Full Wages Only For Employees On Duty Before Lockdown, Says Bombay High Court
The Bombay High Court has ruled that the Ministry of Home Affairs’ order dated March 29, which directed employers to make full payment of wages without any deduction, won’t apply to workers engaged in an industrial dispute.
It will cover only those workers who were in employment on the day of the lockdown and had received salary for the prior month, the court said.
A trade union representing 200 employees of Premier Ltd. sought enforcement of an order passed by the Industrial Court which had directed the company to pay the workers with effect from March 1.
The union also sought directions against the Maharashtra government and the labour commissioner to ensure payment of wages for the duration of lockdown, as well as the collector for initiating action against the company for its failure to comply with the ministry’s order.
The automaker had issued notice to its workers in March declaring the suspension of its operations with immediate effect on account of the economic downturn and withdrawal of certain credit facilities by creditors.
A division bench comprising Justice Ujjal Bhuyan and Riyaz Iqbal Chagla concluded that the orders issued by the ministry and the Maharashtra government won’t apply to the workers in the present case.
Extent Of Ministry’s Order
The trade union sought protection under the government’s order arguing that:
- Premier defaulted on paying wages despite the receipt of funds from the sale of an industrial plant which substantially reduced its debt.

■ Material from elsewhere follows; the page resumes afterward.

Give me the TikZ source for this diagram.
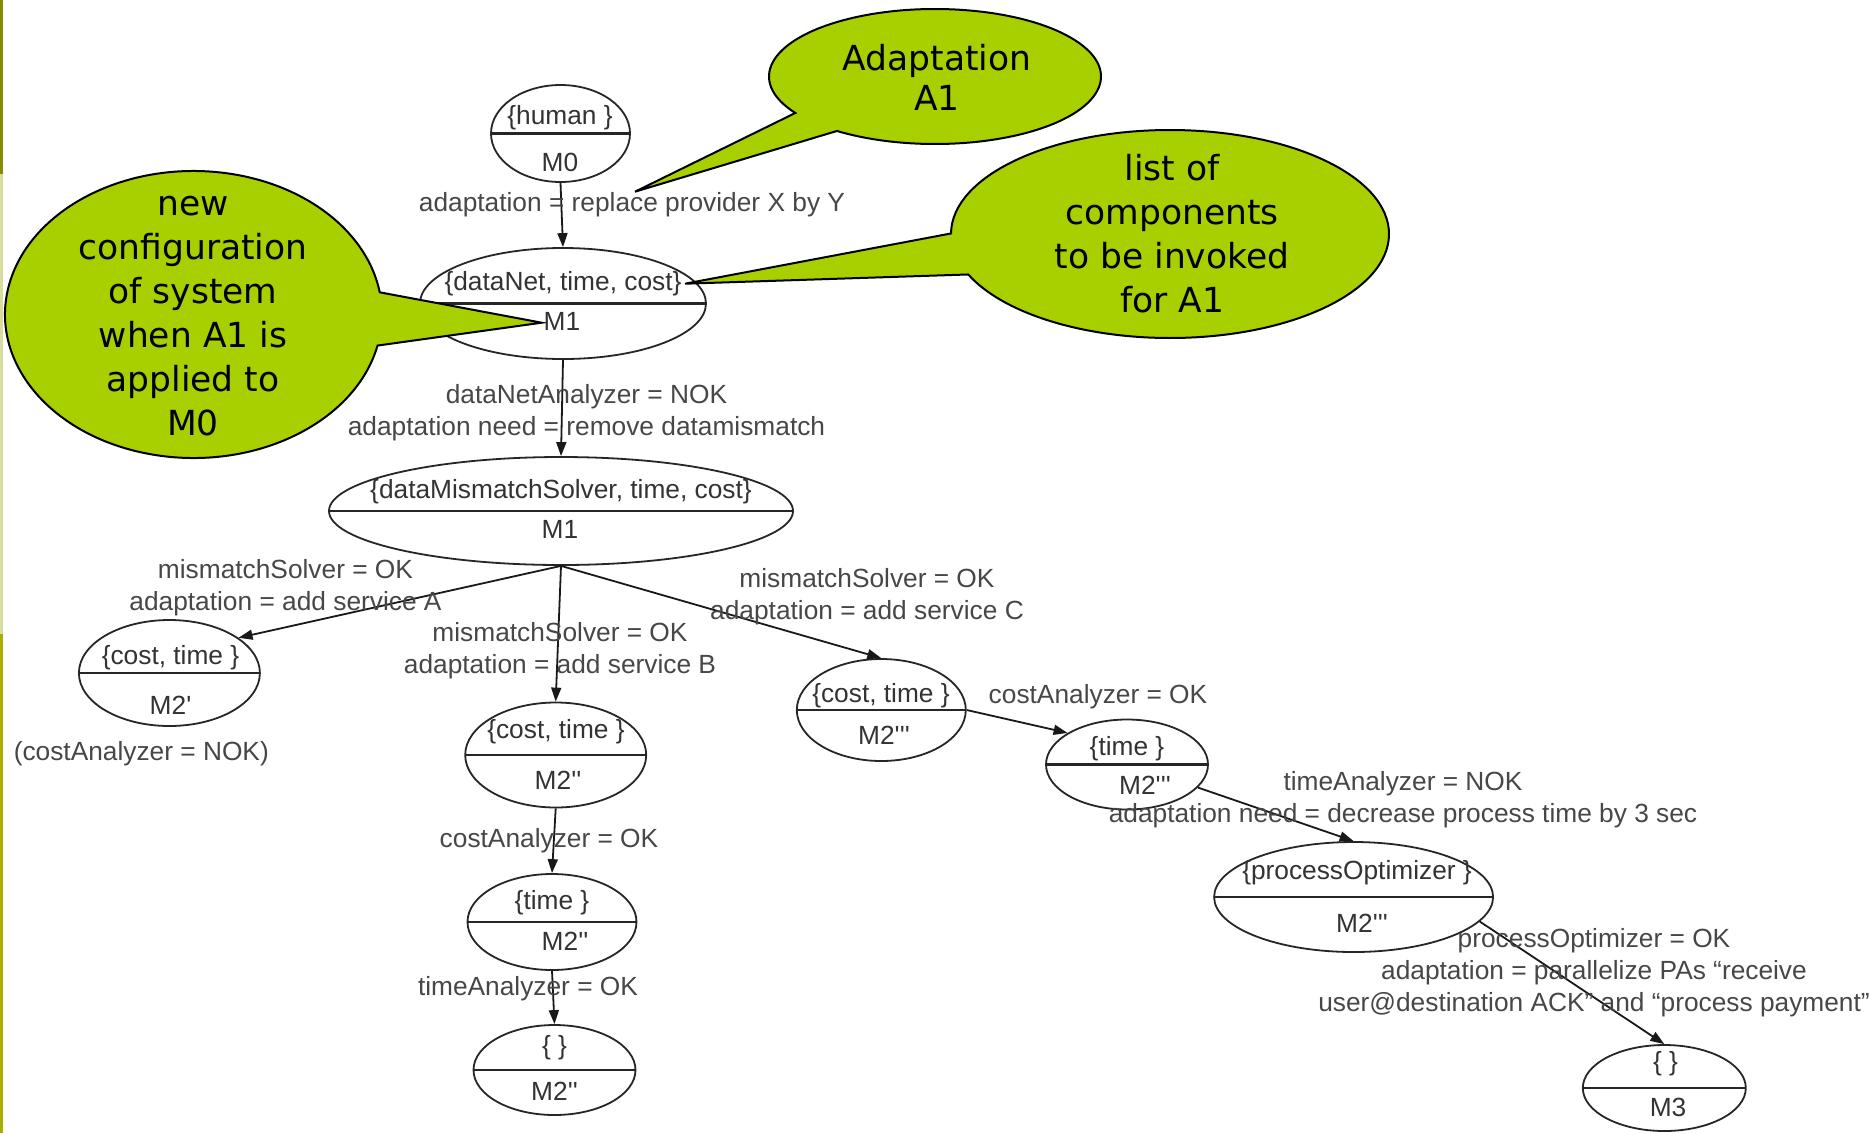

It failed to pay wages even after receiving directions from the Industrial Court.
- It didn’t offer employment to workers despite their willingness to resume work after the relocation of its premises.
- And so, the workers are entitled to relief under the orders issued by the ministry and Maharashtra state government.
The company argued in its defense that it was classified as a non-performing account by banks due to outstanding dues exceeding Rs 500 crore. It attempted restructuring by selling its industrial plant and relocating, but the process was slowed due to the non co-operation of the trade union.
And lastly, the obstructionist policies adopted by the union resulted in substantial losses to the company due to withdrawal of orders by its clients.
The high court found that the measures adopted by the government were to ensure a status quo on payment of wages and employment. An employee cannot avail the benefit of the orders if she was not in employment and couldn’t receive salary due to any reason for a period exceeding one year, it said.
Noting that the orders cannot be used to circumvent an industrial dispute, the court observed that a balance must be achieved between the claims of the company and the workers. It modified the order of the Industrial Court and directed payment of fifty percent wages to the workers from March 1.